Una sceneggiata d’attualità che passa da Totò a D’Angelo

da Napoli

Mentre brulicano i film etnici, con matrimoni misti contrastati e vincenti (vedi Questa notte è ancora nostra), sbarca da oggi a Napoli e poi nel resto d'Italia (dall'11 aprile) la divertente commedia Ci sta un francese, un inglese e un napoletano di Eduardo Tartaglia, teatrante erede della scuola di De Filippo. Un po’ sceneggiata napoletana, di quelle in voga negli anni Ottanta con Nino D'Angelo superstar (subito dopo i fasti di Merola), un po’ soap opera (per Veronica Mazza e Patrizio Rispo, già nel televisivo Un posto al sole), lo stralunato racconto, che gode della partecipazione straordinaria di Regina Bianchi, icona partenopea, dimostra la vitalità dei comici napoletani, tra i quali Biagio Izzo. Ed è singolare che tale mishmash di generi popolari, provenga direttamente dal palcoscenico: la commedia, infatti, è stata scritta da Tartaglia per il teatro e rappresentata con successo (62.000 persone l'han vista in tutta Italia) negli ultimi cinque anni.
La vicenda si svolge in un immaginario campo profughi, dove quattro soldati di varie nazionalità (da qui, il riferimento barzellettistico del titolo) estraggono a sorte un eroe per caso (Tartaglia stesso). Il quale, in missione umanitaria, dovrà sposare una giovane esotica (la modella tartara Elian Kahn), incinta di un soldato irlandese morto in missione. Invano il povero Sasà, sposo forzato, già promesso a Noemi (Valeria Mazza),ormai in frenetica ricerca di bomboniere pacchiane, cercherà di resistere alle pressioni d'una famiglia invadente e della fidanzata delusa: la vita irrompe, col suo carico di tragedia, nella sua quieta esistenza e ha gli occhi romantici d'una moglie tirata a sorte, per giunta seducente. Il film, insomma, parla di solidarietà e integrazione in chiave macchiettistica.

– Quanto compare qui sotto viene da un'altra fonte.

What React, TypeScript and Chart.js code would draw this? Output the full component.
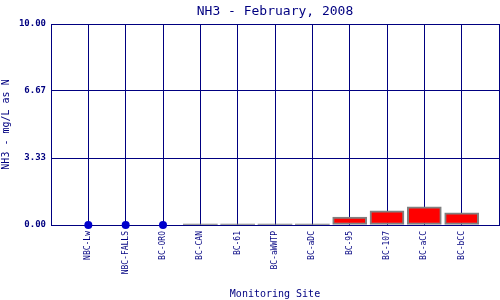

«Ho usato la mia esperienza teatrale, pensando che noi napoletani abbiamo un debito con la tradizione, ma dobbiamo pure guardare avanti», dice il regista, che sperimenta una nuova drammaturgia all'ombra del Vesuvio, con un occhio alle pochades di Scarpetta e un altro al Totò del Turco napoletano. Un brano di Zucchero e un cameo di Peppino Di Capri aggiungono all'epopea pulcinellesca, a tratti recitata in dialetto, quel tocco smaltato, comunque necessario.